If you prefer something you can eat barefoot, track down the tiny chiringuito at the far end of Almadrava beach. They fire a portable paella pan at 1 p.m. sharp, ring a ship’s bell when it’s ready, and serve portions until the rice scrapes bottom—usually within 20 minutes. Their other dish is sepia a la plancha: cuttlefish scored into squares, grilled for 90 seconds a side, splashed with lemon and eaten with toothpicks that turn your fingers silver.
Evening entertainment is gentler than the festival might suggest. The old railway line has been resurfaced as the Vía Verde del Mar, a 5-km cycle path that tunnels through sandstone cliffs and emerges at Torre San Vicente, a 16th-century watchtower surrounded by rock pools. Hire a bike in town for €10 a day and you can reach it in 25 minutes, swim, then freewheel home as the sun sets behind the citrus groves. Lights are optional; the whole route glows with motion-sensor LEDs that switch on as you pass.

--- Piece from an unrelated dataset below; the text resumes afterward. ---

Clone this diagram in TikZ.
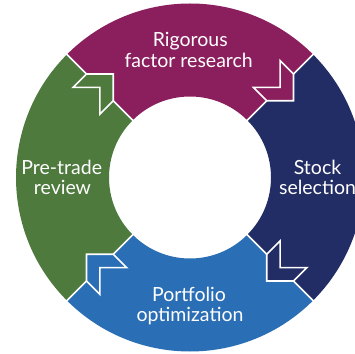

When to come, when to stay away
May and late October are the sweet spots. Temperatures sit in the low 20s, the sea is warm enough for a quick dip, and hotels on Sant Tomàs street offer doubles for €65 including underground parking—vital if you’ve hired a car, because the blue-zone meters clog up by 9 a.m. and the free spaces beside the cemetery fill with vans belonging to surfers working the autumn swell. November can bring a week of gales that whip the sand against your shins; April occasionally dumps a month’s rain in three days, turning the usually dry riverbed into a torrent that sweeps deckchairs out to sea.
Come February, the town closes in on itself. Half the villas are shuttered, the British bar on the corner posts opening hours “if the weather’s nice”, and the evening paseo is a single file of locals in quilted coats. It’s peaceful, but you’ll need Spanish to order coffee and patience when the only supermarket shuts for siesta. On the other hand, you’ll have the modernist façades to yourself—and that squeaking sand, stretching empty under a winter sun that feels like a private secret.